Delay as Payoff in MAB

In this paper, we investigate a variant of the classical stochastic Multi-armed Bandit (MAB) problem, where the payoff received by an agent (either cost or reward) is both delayed, and directly corresponds to the magnitude of the delay. This setting models faithfully many real world scenarios such as the time it takes for a data packet to traverse a network given a choice of route (where delay serves as the agent's cost); or a user's time spent on a web page given a choice of content (where delay serves as the agent's reward). Our main contributions are tight upper and lower bounds for both the cost and reward settings. For the case that delays serve as costs, which we are the first to consider, we prove optimal regret that scales as $\sum_{i:Δ_i > 0}\frac{\log T}{Δ_i} + d^*$, where $T$ is the maximal number of steps, $Δ_i$ are the sub-optimality gaps and $d^*$ is the minimal expected delay amongst arms.
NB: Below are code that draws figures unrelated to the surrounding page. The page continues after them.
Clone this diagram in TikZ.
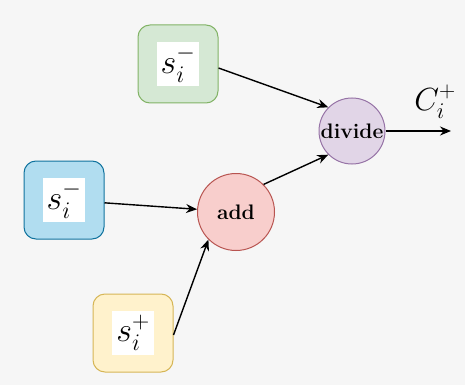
\RequirePackage{fix-cm}
\documentclass[tikz,border=0pt]{standalone}
\usepackage{amsmath,amssymb}
\usepackage{xcolor}
\usetikzlibrary{arrows.meta}

\definecolor{bgGray}{HTML}{F6F6F6}
\definecolor{greenFill}{HTML}{D5E8D4}
\definecolor{greenLine}{HTML}{82B366}
\definecolor{blueFill}{HTML}{B1DDF0}
\definecolor{blueLine}{HTML}{10739E}
\definecolor{yellowFill}{HTML}{FFF2CC}
\definecolor{yellowLine}{HTML}{D6B656}
\definecolor{redFill}{HTML}{F8CECC}
\definecolor{redLine}{HTML}{B85450}
\definecolor{purpleFill}{HTML}{E1D5E7}
\definecolor{purpleLine}{HTML}{9673A6}

\begin{document}
\begin{tikzpicture}[
    x=1pt, y=-1pt,
    inbox/.style={rectangle, rounded corners=12pt, line width=1pt, minimum width=80pt, minimum height=78pt, inner sep=0pt},
    symb/.style={fill=white, inner sep=0pt, minimum width=42pt, minimum height=44pt, font=\fontsize{34}{34}\selectfont},
    op/.style={circle, line width=1pt, inner sep=0pt, font=\bfseries\fontsize{21}{21}\selectfont},
    arrow/.style={-{Stealth[length=11pt,width=9pt]}, line width=1.4pt},
]
\fill[bgGray] (0,0) rectangle (465,385);
\useasboundingbox (0,0) rectangle (465,385);

% Input boxes
\node[inbox, draw=greenLine, fill=greenFill] (sminA) at (178,64) {};
\node[symb] at (sminA) {$s_i^{-}$};
\node[inbox, draw=blueLine, fill=blueFill] (sminB) at (64,200) {};
\node[symb] at (sminB) {$s_i^{-}$};
\node[inbox, draw=yellowLine, fill=yellowFill] (splus) at (133,333) {};
\node[symb] at (splus) {$s_i^{+}$};

% Operations
\node[op, draw=redLine, fill=redFill, minimum size=77pt] (add) at (236,212) {add};
\node[op, draw=purpleLine, fill=purpleFill, minimum size=66pt] (divide) at (352,131) {divide};
\coordinate (out) at (451,131);

% Arrows
\draw[arrow] (sminA.east |- 0,68) -- (divide.north west);
\draw[arrow] (sminB) -- (add);
\draw[arrow] (splus.east |- 0,335) -- (add.south west);
\draw[arrow] (add.north east) -- (divide.south west);
\draw[arrow] (divide) -- (out);

% Output label
\node[font=\fontsize{32}{32}\selectfont] (cplus) at (435,102) {$C_i^{+}$};

\end{tikzpicture}
\end{document}
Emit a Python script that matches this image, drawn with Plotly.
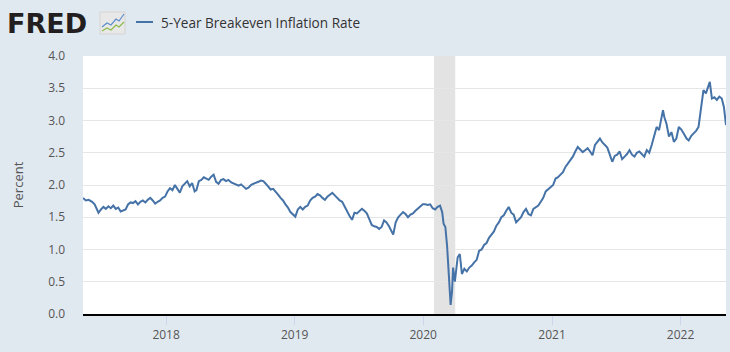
import plotly.graph_objects as go

# ---- data ----
dates = [
    "2017-05-10", "2017-05-18", "2017-05-26", "2017-06-05", "2017-06-12", "2017-06-19", "2017-06-23", "2017-06-30",
    "2017-07-07", "2017-07-14", "2017-07-21", "2017-07-28", "2017-08-04", "2017-08-11", "2017-08-18", "2017-08-25",
    "2017-09-01", "2017-09-08", "2017-09-15", "2017-09-22", "2017-09-29", "2017-10-06", "2017-10-13", "2017-10-20",
    "2017-10-27", "2017-11-03", "2017-11-10", "2017-11-17", "2017-11-24", "2017-12-01", "2017-12-08", "2017-12-15",
    "2017-12-22", "2017-12-29",
    "2018-01-05", "2018-01-12", "2018-01-19", "2018-01-26", "2018-02-02", "2018-02-09", "2018-02-16", "2018-02-23",
    "2018-03-02", "2018-03-09", "2018-03-16", "2018-03-23", "2018-03-28", "2018-04-04", "2018-04-11", "2018-04-18",
    "2018-04-25", "2018-05-02", "2018-05-09", "2018-05-16", "2018-05-23", "2018-05-30", "2018-06-06", "2018-06-13",
    "2018-06-20", "2018-06-27", "2018-07-05", "2018-07-12", "2018-07-19", "2018-07-26", "2018-08-02", "2018-08-09",
    "2018-08-16", "2018-08-23", "2018-08-30", "2018-09-06", "2018-09-13", "2018-09-20", "2018-09-27", "2018-10-04",
    "2018-10-11", "2018-10-18", "2018-10-25", "2018-11-01", "2018-11-08", "2018-11-15", "2018-11-22", "2018-11-29",
    "2018-12-06", "2018-12-13", "2018-12-20", "2018-12-27",
    "2019-01-03", "2019-01-10", "2019-01-17", "2019-01-24", "2019-01-31", "2019-02-07", "2019-02-14", "2019-02-21",
    "2019-02-28", "2019-03-07", "2019-03-14", "2019-03-21", "2019-03-28", "2019-04-04", "2019-04-11", "2019-04-18",
    "2019-04-25", "2019-05-02", "2019-05-09", "2019-05-16", "2019-05-23", "2019-05-30", "2019-06-06", "2019-06-13",
    "2019-06-20", "2019-06-27", "2019-07-04", "2019-07-11", "2019-07-18", "2019-07-25", "2019-08-01", "2019-08-08",
    "2019-08-15", "2019-08-22", "2019-08-29", "2019-09-05", "2019-09-12", "2019-09-19", "2019-09-26", "2019-10-03",
    "2019-10-08", "2019-10-15", "2019-10-22", "2019-10-29", "2019-11-05", "2019-11-12", "2019-11-19", "2019-11-26",
    "2019-12-03", "2019-12-10", "2019-12-17", "2019-12-24", "2019-12-31",
    "2020-01-07", "2020-01-14", "2020-01-21", "2020-01-28", "2020-02-04", "2020-02-11", "2020-02-18", "2020-02-24",
    "2020-02-28", "2020-03-04", "2020-03-09", "2020-03-12", "2020-03-16", "2020-03-19", "2020-03-23", "2020-03-26",
    "2020-03-31", "2020-04-03", "2020-04-08", "2020-04-14", "2020-04-20", "2020-04-27", "2020-05-04", "2020-05-11",
    "2020-05-18", "2020-05-25", "2020-06-01", "2020-06-08", "2020-06-15", "2020-06-22", "2020-06-29", "2020-07-06",
    "2020-07-13", "2020-07-20", "2020-07-27", "2020-08-03", "2020-08-10", "2020-08-17", "2020-08-24", "2020-08-31",
    "2020-09-07", "2020-09-14", "2020-09-21", "2020-09-28", "2020-10-05", "2020-10-12", "2020-10-19", "2020-10-26",
    "2020-11-02", "2020-11-09", "2020-11-16", "2020-11-23", "2020-11-30", "2020-12-07", "2020-12-14", "2020-12-21",
    "2020-12-28",
    "2021-01-04", "2021-01-11", "2021-01-18", "2021-01-25", "2021-02-01", "2021-02-08", "2021-02-15", "2021-02-22",
    "2021-03-01", "2021-03-08", "2021-03-15", "2021-03-22", "2021-03-29", "2021-04-05", "2021-04-12", "2021-04-19",
    "2021-04-26", "2021-05-03", "2021-05-10", "2021-05-17", "2021-05-24", "2021-05-31", "2021-06-07", "2021-06-14",
    "2021-06-21", "2021-06-28", "2021-07-05", "2021-07-12", "2021-07-19", "2021-07-26", "2021-08-02", "2021-08-09",
    "2021-08-16", "2021-08-23", "2021-08-30", "2021-09-06", "2021-09-13", "2021-09-20", "2021-09-27", "2021-10-04",
    "2021-10-11", "2021-10-18", "2021-10-25", "2021-11-01", "2021-11-08", "2021-11-12", "2021-11-16", "2021-11-22",
    "2021-11-29", "2021-12-06", "2021-12-13", "2021-12-20", "2021-12-27",
    "2022-01-03", "2022-01-10", "2022-01-18", "2022-01-24", "2022-01-31", "2022-02-07", "2022-02-14", "2022-02-21",
    "2022-02-28", "2022-03-07", "2022-03-14", "2022-03-21", "2022-03-25", "2022-03-31", "2022-04-07", "2022-04-14",
    "2022-04-21", "2022-04-28", "2022-05-04", "2022-05-10",
]
values = [
    1.80, 1.76, 1.77, 1.74, 1.70, 1.60, 1.57, 1.62,
    1.66, 1.63, 1.67, 1.64, 1.68, 1.63, 1.65, 1.59,
    1.60, 1.62, 1.70, 1.73, 1.72, 1.75, 1.70, 1.74,
    1.76, 1.73, 1.77, 1.80, 1.76, 1.71, 1.74, 1.76,
    1.80, 1.82,
    1.90, 1.95, 1.92, 2.00, 1.94, 1.88, 1.98, 2.02,
    2.06, 1.98, 2.03, 1.90, 1.92, 2.06, 2.08, 2.12,
    2.10, 2.08, 2.13, 2.16, 2.05, 2.02, 2.08, 2.09,
    2.06, 2.08, 2.04, 2.02, 2.00, 1.99, 2.01, 1.97,
    1.94, 1.96, 2.00, 2.02, 2.03, 2.05, 2.07, 2.06,
    2.02, 1.98, 1.93, 1.94, 1.90, 1.85, 1.80, 1.76,
    1.70, 1.65, 1.58, 1.54,
    1.51, 1.62, 1.66, 1.62, 1.66, 1.68, 1.76, 1.80,
    1.82, 1.86, 1.84, 1.80, 1.77, 1.82, 1.85, 1.88,
    1.84, 1.80, 1.76, 1.74, 1.66, 1.60, 1.52, 1.46,
    1.57, 1.56, 1.60, 1.63, 1.60, 1.56, 1.47, 1.38,
    1.36, 1.35, 1.32, 1.35, 1.45, 1.42, 1.36, 1.27,
    1.23, 1.42, 1.50, 1.54, 1.58, 1.55, 1.50, 1.54,
    1.56, 1.60, 1.63, 1.67, 1.70,
    1.70, 1.69, 1.70, 1.64, 1.62, 1.66, 1.68, 1.58,
    1.40, 1.35, 1.05, 0.75, 0.45, 0.14, 0.35, 0.72,
    0.50, 0.68, 0.88, 0.93, 0.62, 0.70, 0.66, 0.72,
    0.75, 0.80, 0.84, 0.98, 1.00, 1.07, 1.10, 1.18,
    1.24, 1.28, 1.37, 1.42, 1.50, 1.53, 1.60, 1.66,
    1.57, 1.54, 1.42, 1.46, 1.50, 1.58, 1.63, 1.55,
    1.53, 1.63, 1.65, 1.68, 1.74, 1.80, 1.90, 1.93,
    1.96,
    2.00, 2.10, 2.12, 2.16, 2.20, 2.28, 2.33, 2.38,
    2.44, 2.52, 2.59, 2.55, 2.51, 2.54, 2.57, 2.52,
    2.46, 2.62, 2.67, 2.72, 2.66, 2.62, 2.58, 2.47,
    2.36, 2.45, 2.47, 2.52, 2.40, 2.44, 2.48, 2.54,
    2.47, 2.44, 2.50, 2.52, 2.48, 2.44, 2.54, 2.50,
    2.62, 2.76, 2.90, 2.85, 3.03, 3.16, 3.05, 2.95,
    2.75, 2.82, 2.67, 2.72, 2.90,
    2.86, 2.80, 2.72, 2.69, 2.76, 2.80, 2.84, 2.90,
    3.21, 3.47, 3.42, 3.55, 3.60, 3.34, 3.36, 3.32,
    3.37, 3.34, 3.21, 2.93,
]
series_name = "5-Year Breakeven Inflation Rate"
recession_start = "2020-02-01"
recession_end = "2020-04-01"
y_ticks = [0.0, 0.5, 1.0, 1.5, 2.0, 2.5, 3.0, 3.5, 4.0]
x_tick_years = ["2018", "2019", "2020", "2021", "2022"]

# ---- figure ----
W, H = 730, 352
ML, MR, MT, MB = 83, 4, 56, 38
pw, ph = W - ML - MR, H - MT - MB


def px(x):
    return (x - ML) / pw


def py(y):
    return (H - MB - y) / ph


fig = go.Figure()
fig.add_trace(go.Scatter(
    x=dates, y=values, mode="lines", name=series_name,
    line=dict(color="#4572a7", width=2), showlegend=False,
))

fig.add_vrect(x0=recession_start, x1=recession_end, fillcolor="#e3e3e3",
              line_width=0, layer="below")

font_fam = "Open Sans, Arial, sans-serif"

fig.update_layout(
    width=W, height=H,
    margin=dict(l=ML, r=MR, t=MT, b=MB, pad=0),
    paper_bgcolor="#e1e9f0",
    plot_bgcolor="#ffffff",
    font=dict(family=font_fam, color="#555555", size=12),
    xaxis=dict(
        type="date",
        range=[dates[0], dates[-1]],
        tickvals=[y + "-01-01" for y in x_tick_years],
        ticktext=x_tick_years,
        showgrid=False,
        showline=True, linecolor="#000000", linewidth=2,
        ticks="outside", ticklen=9, tickcolor="#ccd6eb", tickwidth=1,
        tickfont=dict(size=12, color="#555555"),
        zeroline=False,
    ),
    yaxis=dict(
        range=[0, 4],
        tickvals=y_ticks,
        tickformat=".1f",
        showgrid=True, gridcolor="#e6e6e6", gridwidth=1,
        zeroline=False, showline=False,
        ticks="", ticklabelstandoff=17,
        tickfont=dict(size=12, color="#555555"),
        title=dict(text="Percent", font=dict(size=13, color="#555555"), standoff=21),
    ),
)

# FRED logo text
fig.add_annotation(
    x=px(5), y=py(23), xref="paper", yref="paper", xanchor="left", yanchor="middle",
    text="<b>FRED</b>", showarrow=False,
    font=dict(family="DejaVu Sans, Arial Black, sans-serif", size=27, color="#231f20"),
)
# small chart icon next to the logo
fig.add_shape(type="rect", xref="paper", yref="paper",
              x0=px(100), x1=px(125), y0=py(34), y1=py(12),
              fillcolor="#e8e8e8", line=dict(color="#d4d4d4", width=1))
fig.add_shape(type="path", xref="paper", yref="paper",
              path=f"M {px(102)} {py(27)} L {px(107)} {py(23)} L {px(111)} {py(25)} L {px(116)} {py(19)} L {px(119)} {py(21)} L {px(124)} {py(14)}",
              line=dict(color="#5b8dc9", width=1.2))
fig.add_shape(type="path", xref="paper", yref="paper",
              path=f"M {px(102)} {py(31)} L {px(107)} {py(28)} L {px(111)} {py(30)} L {px(116)} {py(25)} L {px(119)} {py(27)} L {px(124)} {py(22)}",
              line=dict(color="#8dbb4a", width=1.2))

# legend line + text
fig.add_shape(type="line", xref="paper", yref="paper",
              x0=px(136), x1=px(153), y0=py(22), y1=py(22),
              line=dict(color="#4572a7", width=2))
fig.add_annotation(
    x=px(159), y=py(22), xref="paper", yref="paper", xanchor="left", yanchor="middle",
    text=series_name, showarrow=False,
    font=dict(family=font_fam, size=13.6, color="#333333"),
)

fig.write_html("out.html")
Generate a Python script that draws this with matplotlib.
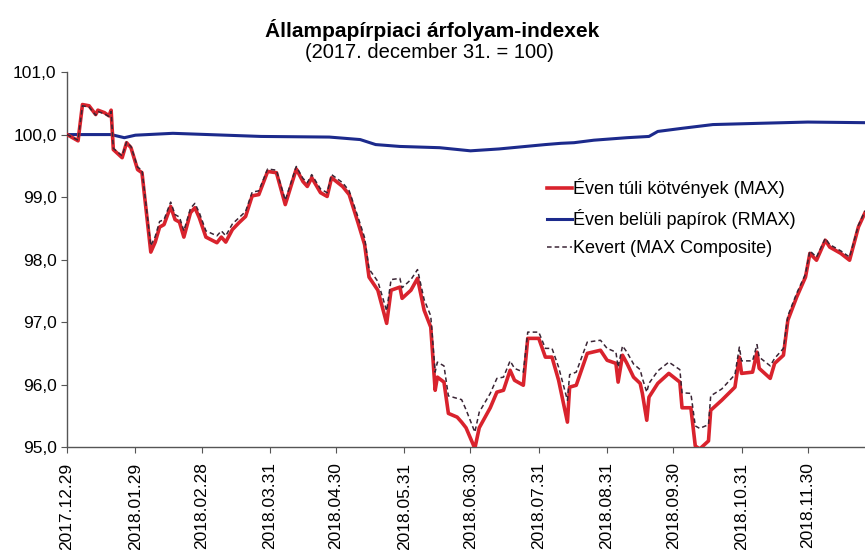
import matplotlib
matplotlib.use("Agg")
import matplotlib.pyplot as plt
import matplotlib.ticker as mticker
import pandas as pd

plt.rcParams['font.family'] = ['Liberation Sans', 'DejaVu Sans']

# Éven túli kötvények (MAX) and Kevert (MAX Composite), same dates
max_dates = [
    "2017-12-29", "2018-01-03", "2018-01-05", "2018-01-08", "2018-01-11", "2018-01-12",
    "2018-01-15", "2018-01-17", "2018-01-18", "2018-01-19", "2018-01-23", "2018-01-25",
    "2018-01-27", "2018-01-30", "2018-02-01", "2018-02-05", "2018-02-07", "2018-02-09",
    "2018-02-11", "2018-02-14", "2018-02-16", "2018-02-18", "2018-02-20", "2018-02-23",
    "2018-02-25", "2018-02-27", "2018-03-02", "2018-03-07", "2018-03-09", "2018-03-11",
    "2018-03-14", "2018-03-17", "2018-03-20", "2018-03-23", "2018-03-26", "2018-03-30",
    "2018-04-03", "2018-04-07", "2018-04-12", "2018-04-15", "2018-04-17", "2018-04-19",
    "2018-04-23", "2018-04-26", "2018-04-28", "2018-05-03", "2018-05-06", "2018-05-10",
    "2018-05-13", "2018-05-15", "2018-05-19", "2018-05-23", "2018-05-25", "2018-05-29",
    "2018-05-30", "2018-06-03", "2018-06-06", "2018-06-09", "2018-06-12", "2018-06-14",
    "2018-06-15", "2018-06-18", "2018-06-20", "2018-06-24", "2018-06-26", "2018-06-28",
    "2018-07-02", "2018-07-04", "2018-07-09", "2018-07-12", "2018-07-15", "2018-07-18",
    "2018-07-20", "2018-07-24", "2018-07-26", "2018-07-31", "2018-08-03", "2018-08-06",
    "2018-08-09", "2018-08-13", "2018-08-14", "2018-08-17", "2018-08-22", "2018-08-28",
    "2018-08-31", "2018-09-04", "2018-09-05", "2018-09-07", "2018-09-09", "2018-09-12",
    "2018-09-15", "2018-09-16", "2018-09-18", "2018-09-19", "2018-09-23", "2018-09-28",
    "2018-10-03", "2018-10-04", "2018-10-08", "2018-10-10", "2018-10-12", "2018-10-16",
    "2018-10-17", "2018-10-22", "2018-10-28", "2018-10-30", "2018-10-31", "2018-11-05",
    "2018-11-07", "2018-11-08", "2018-11-13", "2018-11-15", "2018-11-19", "2018-11-21",
    "2018-11-25", "2018-11-29", "2018-12-01", "2018-12-04", "2018-12-08", "2018-12-10",
    "2018-12-15", "2018-12-19", "2018-12-23", "2018-12-26",
]
max_vals = [
    100.00, 99.90, 100.48, 100.46, 100.32, 100.39, 100.35, 100.30, 100.39, 99.76,
    99.63, 99.87, 99.79, 99.44, 99.39, 98.12, 98.28, 98.52, 98.56, 98.85,
    98.64, 98.60, 98.36, 98.75, 98.83, 98.67, 98.36, 98.27, 98.36, 98.28,
    98.48, 98.59, 98.69, 99.02, 99.04, 99.41, 99.39, 98.88, 99.45, 99.25,
    99.17, 99.31, 99.07, 99.01, 99.31, 99.17, 99.04, 98.59, 98.24, 97.72,
    97.51, 96.98, 97.51, 97.56, 97.38, 97.51, 97.70, 97.19, 96.92, 95.91,
    96.12, 96.04, 95.54, 95.48, 95.40, 95.31, 94.98, 95.31, 95.63, 95.88,
    95.91, 96.23, 96.07, 95.99, 96.74, 96.74, 96.44, 96.44, 96.07, 95.40,
    95.96, 95.99, 96.50, 96.55, 96.39, 96.34, 96.04, 96.47, 96.34, 96.12,
    96.02, 95.86, 95.43, 95.80, 96.02, 96.18, 96.04, 95.63, 95.63, 95.02,
    94.97, 95.10, 95.59, 95.75, 95.96, 96.44, 96.18, 96.20, 96.52, 96.26,
    96.10, 96.34, 96.47, 97.03, 97.40, 97.72, 98.10, 97.99, 98.31, 98.20,
    98.10, 97.99, 98.52, 98.75,
]
composite_vals = [
    100.00, 99.91, 100.46, 100.44, 100.31, 100.37, 100.33, 100.29, 100.37, 99.78,
    99.66, 99.88, 99.81, 99.48, 99.43, 98.22, 98.37, 98.61, 98.64, 98.92,
    98.72, 98.68, 98.46, 98.82, 98.90, 98.75, 98.46, 98.38, 98.46, 98.38,
    98.57, 98.67, 98.77, 99.08, 99.10, 99.45, 99.43, 98.95, 99.49, 99.30,
    99.23, 99.36, 99.13, 99.07, 99.36, 99.23, 99.10, 98.68, 98.35, 97.85,
    97.65, 97.18, 97.68, 97.70, 97.55, 97.68, 97.84, 97.36, 97.10, 96.20,
    96.36, 96.30, 95.82, 95.78, 95.76, 95.60, 95.24, 95.56, 95.86, 96.10,
    96.12, 96.38, 96.26, 96.20, 96.84, 96.84, 96.58, 96.58, 96.28, 95.75,
    96.16, 96.20, 96.68, 96.71, 96.58, 96.52, 96.28, 96.62, 96.52, 96.33,
    96.24, 96.10, 95.88, 96.02, 96.22, 96.36, 96.24, 95.87, 95.86, 95.34,
    95.30, 95.36, 95.82, 95.93, 96.16, 96.60, 96.38, 96.38, 96.64, 96.44,
    96.30, 96.42, 96.58, 97.10, 97.46, 97.77, 98.14, 98.04, 98.34, 98.24,
    98.14, 98.04, 98.55, 98.78,
]

# Éven belüli papírok (RMAX)
rmax_dates = [
    "2017-12-29", "2018-01-18", "2018-01-24", "2018-01-29", "2018-02-15", "2018-03-27",
    "2018-04-27", "2018-05-11", "2018-05-18", "2018-05-29", "2018-06-16", "2018-06-30",
    "2018-07-13", "2018-07-22", "2018-08-03", "2018-08-10", "2018-08-16", "2018-08-25",
    "2018-09-09", "2018-09-19", "2018-09-23", "2018-10-04", "2018-10-18", "2018-11-08",
    "2018-11-30", "2018-12-26",
]
rmax_vals = [
    100.00, 100.00, 99.95, 99.99, 100.02, 99.97, 99.96, 99.92, 99.84, 99.81,
    99.79, 99.74, 99.77, 99.80, 99.84, 99.86, 99.87, 99.91, 99.95, 99.97,
    100.05, 100.10, 100.16, 100.18, 100.20, 100.19,
]

tick_dates = [
    "2017-12-29", "2018-01-29", "2018-02-28", "2018-03-31", "2018-04-30", "2018-05-31",
    "2018-06-30", "2018-07-31", "2018-08-31", "2018-09-30", "2018-10-31", "2018-11-30",
]

max_x = pd.to_datetime(max_dates)
rmax_x = pd.to_datetime(rmax_dates)
ticks = pd.to_datetime(tick_dates)

fig = plt.figure(figsize=(8.65, 5.5), dpi=100)
ax = fig.add_axes([0.0775, 0.187, 0.9225, 0.682])

ax.plot(rmax_x, rmax_vals, color='#1c2a8c', lw=2.2, label='Éven belüli papírok (RMAX)', zorder=2)
ax.plot(max_x, max_vals, color='#d9232d', lw=2.6, label='Éven túli kötvények (MAX)', zorder=3)
ax.plot(max_x, composite_vals, color='#3a2535', lw=1.1, ls=(0, (3, 2)),
        label='Kevert (MAX Composite)', zorder=4)

ax.set_ylim(95, 101)
ax.set_xlim(pd.Timestamp("2017-12-29"), pd.Timestamp("2018-12-26"))
ax.set_yticks([95, 96, 97, 98, 99, 100, 101])
ax.yaxis.set_major_formatter(mticker.FuncFormatter(lambda v, p: f"{v:.1f}".replace('.', ',')))
ax.set_xticks(ticks)
ax.set_xticklabels([t.strftime('%Y.%m.%d') for t in ticks], rotation=90)
ax.tick_params(axis='both', labelsize=12.5, direction='out', length=4, color='#555555')
ax.tick_params(axis='x', pad=7)

for side in ['top', 'right']:
    ax.spines[side].set_visible(False)
for side in ['left', 'bottom']:
    ax.spines[side].set_color('#555555')
    ax.spines[side].set_linewidth(1.0)

h, l = ax.get_legend_handles_labels()
order = [1, 0, 2]
ax.legend([h[i] for i in order], [l[i] for i in order], loc='upper left',
          bbox_to_anchor=(0.624, 0.689), bbox_transform=fig.transFigure,
          frameon=False, fontsize=13, handlelength=1.4, handletextpad=0.05,
          labelspacing=0.6, borderaxespad=0)

fig.text(0.499, 0.945, 'Állampapírpiaci árfolyam-indexek', ha='center', va='center',
         fontsize=15, fontweight='bold')
fig.text(0.496, 0.905, '(2017. december 31. = 100)', ha='center', va='center', fontsize=14.5)

plt.savefig('out.png', dpi=100)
For the case that delays serves as rewards, we show optimal regret of $\sum_{i:Δ_i > 0}\frac{\log T}{Δ_i} + \bar{d}$, where $\bar d$ is the second maximal expected delay. These improve over the regret in the general delay-dependent payoff setting, which scales as $\sum_{i:Δ_i > 0}\frac{\log T}{Δ_i} + D$, where $D$ is the maximum possible delay. Our regret bounds highlight the difference between the cost and reward scenarios, showing that the improvement in the cost scenario is more significant than for the reward. Finally, we accompany our theoretical results with an empirical evaluation.